Osborne told the meeting of the world's seven most advanced economies that if the Leave campaign secures the referendum vote, growth in house prices will be cut and by 2018 homes could be worth 10%-18% less than now. He also said that mortgages would also become more expensive and first-time buyers would find it more difficult to get on the housing ladder.
The chancellor's claims were immediately rejected by energy minister and Conservative MP Andrea Leadsom, who is supporting the Vote Leave, who said that the "perilous state of the euro" was more of a concern for British citizens who are deciding whether the country should stay in the EU.
The Treasury is set to publish a report next week outlining the possible drop in house prices, Osborne said. The report follows the International Monetary Fund's 13 May warning that Brexit could cause a "sharp drop" in house prices.
"If we leave the European Union, there will be an immediate economic shock that will hit financial markets," Osborne told the BBC. "People will not know what the future looks like. And in the long term, the country and the people in the country are going to be poorer.
"That affects the value of people's homes. And at the same time, first-time buyers are hit because mortgage rates go up, and mortgages become more difficult to get. So it's a lose-lose situation," he added.
Vote Leave claim that lower house prices would help first-time buyers and those renting to eventually buy. Leadsom said: "This is an extraordinary claim and I'm amazed that Treasury civil servants would be prepared to make it.

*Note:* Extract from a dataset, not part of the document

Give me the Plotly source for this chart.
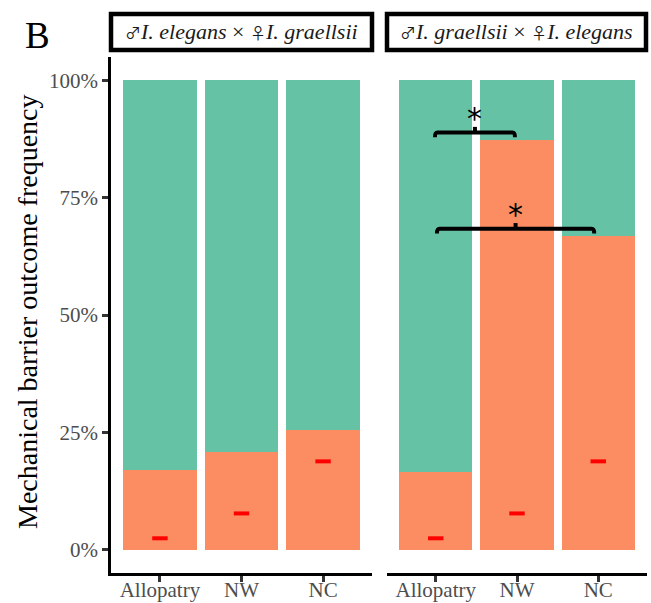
import plotly.graph_objects as go

# Sympatry/allopatry groups and per-panel outcome frequencies (%)
groups = ["Allopatry", "NW", "NC"]
MALE = '<span style="font-family:\'Noto Sans CJK JP\';font-size:16px">♂</span>'
FEMALE = '<span style="font-family:\'Noto Sans CJK JP\';font-size:16px">♀</span>'
panel_titles = [
    f"{MALE}<i>I. elegans</i> × {FEMALE}<i>I. graellsii</i>",
    f"{MALE}<i>I. graellsii</i> × {FEMALE}<i>I. elegans</i>",
]
barrier_pct = [
    [17.0, 20.8, 25.5],   # ♂ I. elegans × ♀ I. graellsii
    [16.6, 87.4, 66.8],   # ♂ I. graellsii × ♀ I. elegans
]
marker_pct = [
    [2.4, 7.7, 18.8],
    [2.4, 7.7, 18.8],
]
y_ticks = [0, 25, 50, 75, 100]
y_ticklabels = ["0%", "25%", "50%", "75%", "100%"]

# significance comparisons in the second panel: (from, to, height, label)
comparisons = [
    (-0.01, 0.975, 88.9, "*"),
    (0.015, 1.95, 68.4, "*"),
]

ORANGE = "#FC8D62"
TEAL = "#66C2A5"
SERIF = "Liberation Serif, Times New Roman, serif"

W, H = 651, 603
x_domains = [[111 / W, 372 / W], [387 / W, 647 / W]]
y_domain = [(H - 573) / H, (H - 57) / H]

fig = go.Figure()

for i in range(2):
    xa = "x" if i == 0 else "x2"
    fig.add_trace(go.Bar(
        x=groups, y=barrier_pct[i], marker=dict(color=ORANGE, line=dict(width=0)),
        width=0.9, xaxis=xa, yaxis="y", showlegend=False, hoverinfo="skip",
    ))
    fig.add_trace(go.Bar(
        x=groups, y=[100 - v for v in barrier_pct[i]],
        marker=dict(color=TEAL, line=dict(width=0)),
        width=0.9, xaxis=xa, yaxis="y", showlegend=False, hoverinfo="skip",
    ))
    fig.add_trace(go.Scatter(
        x=groups, y=marker_pct[i], mode="markers", xaxis=xa, yaxis="y",
        marker=dict(symbol="line-ew", size=11, color="#FF0000",
                    line=dict(width=4, color="#FF0000")),
        showlegend=False, hoverinfo="skip",
    ))

axis_common = dict(
    type="category", range=[-0.6, 2.6], showgrid=False, zeroline=False,
    showline=True, linecolor="black", linewidth=2.5,
    ticks="outside", ticklen=6, tickwidth=2.5, tickcolor="#333333",
    tickfont=dict(family=SERIF, size=21, color="#4D4D4D"),
    ticklabelstandoff=-10,
    anchor="y", fixedrange=True, automargin=False,
)

fig.update_layout(
    width=W, height=H,
    margin=dict(l=0, r=0, t=0, b=0),
    paper_bgcolor="white", plot_bgcolor="white",
    barmode="stack", bargap=0.1,
    xaxis=dict(domain=x_domains[0], **axis_common),
    xaxis2=dict(domain=x_domains[1], **axis_common),
    yaxis=dict(
        domain=y_domain, range=[-5, 105], anchor="x",
        tickvals=y_ticks, ticktext=y_ticklabels,
        showgrid=False, zeroline=False,
        showline=True, linecolor="black", linewidth=2.5,
        ticks="outside", ticklen=6, tickwidth=2.5, tickcolor="#333333",
        tickfont=dict(family=SERIF, size=21, color="#4D4D4D"),
        fixedrange=True, automargin=False,
    ),
)

shapes = []
annotations = []

# y-axis title
annotations.append(dict(
    text="Mechanical barrier outcome frequency", xref="paper", yref="paper",
    x=27 / W, y=(H - 312) / H, textangle=-90, showarrow=False,
    xanchor="center", yanchor="middle",
    font=dict(family=SERIF, size=28, color="black"),
))

# facet strips
strip_boxes = [(111, 372), (387, 646)]
for (x0, x1), title in zip(strip_boxes, panel_titles):
    shapes.append(dict(
        type="rect", xref="paper", yref="paper",
        x0=x0 / W, x1=x1 / W, y0=(H - 50) / H, y1=(H - 14) / H,
        line=dict(color="black", width=4.5), fillcolor="white", layer="above",
    ))
    annotations.append(dict(
        text=title, xref="paper", yref="paper",
        x=(x0 + x1) / 2 / W, y=(H - 32) / H, showarrow=False,
        xanchor="center", yanchor="middle",
        font=dict(family=SERIF, size=22, color="#1A1A1A"),
    ))

# significance brackets
for a, b, yb, lab in comparisons:
    mid = (a + b) / 2
    hook = 1.0
    path = (f"M {a},{yb - hook} Q {a},{yb} {a + 0.03},{yb} "
            f"L {b - 0.03},{yb} Q {b},{yb} {b},{yb - hook}")
    shapes.append(dict(type="path", xref="x2", yref="y", path=path,
                       line=dict(color="black", width=4)))
    shapes.append(dict(type="line", xref="x2", yref="y",
                       x0=mid, x1=mid, y0=yb, y1=yb + 1.2,
                       line=dict(color="black", width=4)))
    annotations.append(dict(
        text=lab, xref="x2", yref="y", x=mid, y=yb + 3.0, showarrow=False,
        xanchor="center", yanchor="middle",
        font=dict(family="DejaVu Sans, sans-serif", size=30, color="black"),
    ))

# panel label
annotations.append(dict(
    text="B", xref="paper", yref="paper", x=37 / W, y=(H - 36) / H,
    showarrow=False, xanchor="center", yanchor="middle",
    font=dict(family=SERIF, size=37, color="black"),
))

fig.update_layout(shapes=shapes, annotations=annotations)

fig.write_html("out.html")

"The truth is that the greatest threat to the economy is the perilous state of the euro; staying in the EU means locking ourselves to a currency zone – which Mervyn King, ex-governor of the Bank of England, has rightly warned 'could explode'."
Osborne's comments echo those made by the National Association of Estate Agents. In its report, released earlier in the week as Osborne made his comments, said that Brexit could cut the price of the average UK home by £2,200 by 2018.
In April, Standard & Poor's (S&P) warned that house prices may tumble if Britain chooses to exit the European Union. In a report, the credit agency's analysts said Brexit "could potentially reverse the significant boost to real estate asset values that the UK, and London in particular, has experienced in recent years".
Credit rating agency Moody's has said that reducing immigration to Britain would cut competition for housing and slow house and rental inflation.